◆ What the task requires
Filter this material down to the lines that hold "chart", copying each one.

◆ Information provided
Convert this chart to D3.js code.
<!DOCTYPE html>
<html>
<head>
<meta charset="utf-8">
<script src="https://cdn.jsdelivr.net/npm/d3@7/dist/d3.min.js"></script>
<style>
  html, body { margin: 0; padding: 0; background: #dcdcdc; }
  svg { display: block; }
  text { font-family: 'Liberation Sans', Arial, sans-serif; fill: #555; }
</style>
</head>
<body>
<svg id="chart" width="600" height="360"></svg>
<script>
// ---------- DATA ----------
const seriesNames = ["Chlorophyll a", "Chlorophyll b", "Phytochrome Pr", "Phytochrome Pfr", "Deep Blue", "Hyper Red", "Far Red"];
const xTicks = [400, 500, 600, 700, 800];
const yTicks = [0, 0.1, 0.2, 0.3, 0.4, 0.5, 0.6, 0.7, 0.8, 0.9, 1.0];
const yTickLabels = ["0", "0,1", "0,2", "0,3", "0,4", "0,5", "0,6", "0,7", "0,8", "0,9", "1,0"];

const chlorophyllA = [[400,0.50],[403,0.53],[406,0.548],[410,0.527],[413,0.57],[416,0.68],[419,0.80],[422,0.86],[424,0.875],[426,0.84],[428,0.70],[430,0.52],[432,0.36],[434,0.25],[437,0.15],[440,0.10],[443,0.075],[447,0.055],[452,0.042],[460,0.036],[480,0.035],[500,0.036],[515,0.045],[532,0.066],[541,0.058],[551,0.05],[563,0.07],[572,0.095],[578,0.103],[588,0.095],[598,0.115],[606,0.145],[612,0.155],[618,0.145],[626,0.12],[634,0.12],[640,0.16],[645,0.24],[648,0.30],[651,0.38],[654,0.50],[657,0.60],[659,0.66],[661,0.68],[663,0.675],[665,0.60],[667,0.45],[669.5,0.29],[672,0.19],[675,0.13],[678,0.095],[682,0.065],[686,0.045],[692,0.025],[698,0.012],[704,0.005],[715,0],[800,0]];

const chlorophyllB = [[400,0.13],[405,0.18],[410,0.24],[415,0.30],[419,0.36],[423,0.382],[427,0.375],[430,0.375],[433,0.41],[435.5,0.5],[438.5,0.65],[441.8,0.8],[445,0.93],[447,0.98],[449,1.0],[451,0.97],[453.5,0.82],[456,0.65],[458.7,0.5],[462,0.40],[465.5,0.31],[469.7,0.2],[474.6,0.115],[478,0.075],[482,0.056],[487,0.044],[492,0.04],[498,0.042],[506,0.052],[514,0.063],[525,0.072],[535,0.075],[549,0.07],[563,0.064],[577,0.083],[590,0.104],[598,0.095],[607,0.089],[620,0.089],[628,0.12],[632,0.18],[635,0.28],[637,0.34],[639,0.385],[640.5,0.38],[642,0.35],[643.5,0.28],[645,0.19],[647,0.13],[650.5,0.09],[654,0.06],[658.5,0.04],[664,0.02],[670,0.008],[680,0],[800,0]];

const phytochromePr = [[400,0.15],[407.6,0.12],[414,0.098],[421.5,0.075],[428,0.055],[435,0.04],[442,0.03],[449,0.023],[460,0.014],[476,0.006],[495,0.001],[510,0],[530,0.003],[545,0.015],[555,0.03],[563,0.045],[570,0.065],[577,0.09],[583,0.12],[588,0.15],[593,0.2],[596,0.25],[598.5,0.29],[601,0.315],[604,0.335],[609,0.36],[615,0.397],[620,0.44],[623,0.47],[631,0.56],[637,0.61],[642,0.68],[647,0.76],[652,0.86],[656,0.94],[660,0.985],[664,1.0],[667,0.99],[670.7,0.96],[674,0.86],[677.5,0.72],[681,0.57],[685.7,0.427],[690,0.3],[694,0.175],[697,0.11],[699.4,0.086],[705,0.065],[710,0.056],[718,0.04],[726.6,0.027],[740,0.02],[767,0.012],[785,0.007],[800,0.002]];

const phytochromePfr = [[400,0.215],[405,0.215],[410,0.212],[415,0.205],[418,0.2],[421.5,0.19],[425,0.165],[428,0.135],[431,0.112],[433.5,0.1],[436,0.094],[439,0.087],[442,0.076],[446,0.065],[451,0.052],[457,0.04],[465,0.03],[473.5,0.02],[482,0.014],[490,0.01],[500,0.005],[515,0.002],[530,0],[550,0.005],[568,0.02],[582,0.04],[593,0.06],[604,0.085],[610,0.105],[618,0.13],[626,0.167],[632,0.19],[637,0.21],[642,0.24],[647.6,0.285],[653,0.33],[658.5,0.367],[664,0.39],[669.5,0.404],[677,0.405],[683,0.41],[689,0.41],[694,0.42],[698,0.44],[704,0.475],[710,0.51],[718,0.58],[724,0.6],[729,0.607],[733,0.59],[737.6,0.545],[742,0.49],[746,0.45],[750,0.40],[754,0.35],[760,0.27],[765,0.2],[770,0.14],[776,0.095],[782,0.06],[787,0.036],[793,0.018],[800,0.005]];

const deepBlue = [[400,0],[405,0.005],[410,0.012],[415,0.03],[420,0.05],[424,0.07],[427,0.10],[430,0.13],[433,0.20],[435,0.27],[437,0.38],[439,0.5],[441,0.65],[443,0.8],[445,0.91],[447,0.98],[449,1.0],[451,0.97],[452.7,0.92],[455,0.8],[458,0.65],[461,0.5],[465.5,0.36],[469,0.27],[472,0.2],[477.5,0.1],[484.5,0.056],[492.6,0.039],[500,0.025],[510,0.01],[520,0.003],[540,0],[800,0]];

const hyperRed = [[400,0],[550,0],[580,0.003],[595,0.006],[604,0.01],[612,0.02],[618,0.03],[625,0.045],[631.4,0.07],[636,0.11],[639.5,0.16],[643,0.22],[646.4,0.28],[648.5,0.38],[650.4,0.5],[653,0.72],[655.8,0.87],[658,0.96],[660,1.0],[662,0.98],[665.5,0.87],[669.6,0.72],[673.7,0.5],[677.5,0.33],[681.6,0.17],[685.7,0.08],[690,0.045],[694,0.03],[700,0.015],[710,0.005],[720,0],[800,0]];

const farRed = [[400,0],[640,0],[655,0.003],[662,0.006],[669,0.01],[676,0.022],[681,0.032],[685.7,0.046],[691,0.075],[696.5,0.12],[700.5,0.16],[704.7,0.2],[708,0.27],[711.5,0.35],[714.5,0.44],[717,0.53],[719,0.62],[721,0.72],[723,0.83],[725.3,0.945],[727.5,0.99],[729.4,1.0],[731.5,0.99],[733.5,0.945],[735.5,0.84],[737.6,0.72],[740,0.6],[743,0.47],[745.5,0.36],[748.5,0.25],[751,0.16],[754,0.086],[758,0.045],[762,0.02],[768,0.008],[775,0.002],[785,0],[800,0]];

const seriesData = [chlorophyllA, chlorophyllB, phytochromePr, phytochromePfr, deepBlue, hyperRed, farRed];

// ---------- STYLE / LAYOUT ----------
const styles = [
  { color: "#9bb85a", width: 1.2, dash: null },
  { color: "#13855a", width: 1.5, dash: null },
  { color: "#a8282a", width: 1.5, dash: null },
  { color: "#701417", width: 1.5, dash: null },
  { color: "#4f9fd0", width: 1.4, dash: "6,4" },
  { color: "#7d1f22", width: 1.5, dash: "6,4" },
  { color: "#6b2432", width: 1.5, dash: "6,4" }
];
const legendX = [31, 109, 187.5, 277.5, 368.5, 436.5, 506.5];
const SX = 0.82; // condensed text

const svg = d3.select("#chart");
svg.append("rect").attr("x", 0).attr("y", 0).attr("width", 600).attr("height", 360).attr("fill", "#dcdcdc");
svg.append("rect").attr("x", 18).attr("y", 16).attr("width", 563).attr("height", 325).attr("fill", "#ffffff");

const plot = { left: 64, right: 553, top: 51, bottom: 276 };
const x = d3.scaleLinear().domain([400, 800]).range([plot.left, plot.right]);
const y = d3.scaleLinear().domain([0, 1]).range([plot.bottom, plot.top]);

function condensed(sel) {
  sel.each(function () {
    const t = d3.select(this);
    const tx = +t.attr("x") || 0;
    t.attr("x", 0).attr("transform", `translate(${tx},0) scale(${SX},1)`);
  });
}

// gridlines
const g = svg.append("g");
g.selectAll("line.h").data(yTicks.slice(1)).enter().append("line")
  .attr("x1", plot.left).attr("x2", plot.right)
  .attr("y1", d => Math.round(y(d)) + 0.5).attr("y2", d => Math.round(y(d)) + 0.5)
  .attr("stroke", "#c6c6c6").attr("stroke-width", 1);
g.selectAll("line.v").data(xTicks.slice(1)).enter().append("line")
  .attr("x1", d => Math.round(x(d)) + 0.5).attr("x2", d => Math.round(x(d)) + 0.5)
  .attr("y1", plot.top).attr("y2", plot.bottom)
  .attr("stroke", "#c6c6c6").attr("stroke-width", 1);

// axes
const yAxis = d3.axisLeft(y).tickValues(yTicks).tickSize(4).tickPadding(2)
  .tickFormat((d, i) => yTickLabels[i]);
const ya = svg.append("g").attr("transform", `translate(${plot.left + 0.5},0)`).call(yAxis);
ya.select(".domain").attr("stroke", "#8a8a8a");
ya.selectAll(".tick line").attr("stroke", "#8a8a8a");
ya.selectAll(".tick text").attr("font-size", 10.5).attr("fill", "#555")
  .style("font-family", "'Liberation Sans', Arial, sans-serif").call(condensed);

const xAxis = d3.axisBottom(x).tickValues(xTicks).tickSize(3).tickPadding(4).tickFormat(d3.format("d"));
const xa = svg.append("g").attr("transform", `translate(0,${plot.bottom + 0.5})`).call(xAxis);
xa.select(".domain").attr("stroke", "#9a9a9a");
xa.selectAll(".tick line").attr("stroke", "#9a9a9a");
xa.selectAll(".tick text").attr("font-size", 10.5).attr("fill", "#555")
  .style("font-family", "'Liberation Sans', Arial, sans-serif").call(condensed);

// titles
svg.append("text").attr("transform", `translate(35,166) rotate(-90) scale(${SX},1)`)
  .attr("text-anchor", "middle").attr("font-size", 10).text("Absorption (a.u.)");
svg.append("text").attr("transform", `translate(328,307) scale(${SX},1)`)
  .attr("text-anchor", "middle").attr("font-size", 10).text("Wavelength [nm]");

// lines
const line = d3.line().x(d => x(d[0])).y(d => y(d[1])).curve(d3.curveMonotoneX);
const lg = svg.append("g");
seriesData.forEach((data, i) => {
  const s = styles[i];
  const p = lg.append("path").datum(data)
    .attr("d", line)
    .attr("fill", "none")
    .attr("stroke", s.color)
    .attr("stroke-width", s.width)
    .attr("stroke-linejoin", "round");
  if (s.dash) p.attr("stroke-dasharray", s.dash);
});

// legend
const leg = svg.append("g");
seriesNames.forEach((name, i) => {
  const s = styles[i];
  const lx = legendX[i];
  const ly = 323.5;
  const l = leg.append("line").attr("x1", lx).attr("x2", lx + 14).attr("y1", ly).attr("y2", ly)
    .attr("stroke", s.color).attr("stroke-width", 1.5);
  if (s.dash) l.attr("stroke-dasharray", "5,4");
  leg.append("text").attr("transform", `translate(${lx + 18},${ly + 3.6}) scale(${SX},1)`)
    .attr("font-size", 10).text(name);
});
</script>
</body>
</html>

◆ Finished task
Convert this chart to D3.js code.
<svg id="chart" width="600" height="360"></svg>
const svg = d3.select("#chart");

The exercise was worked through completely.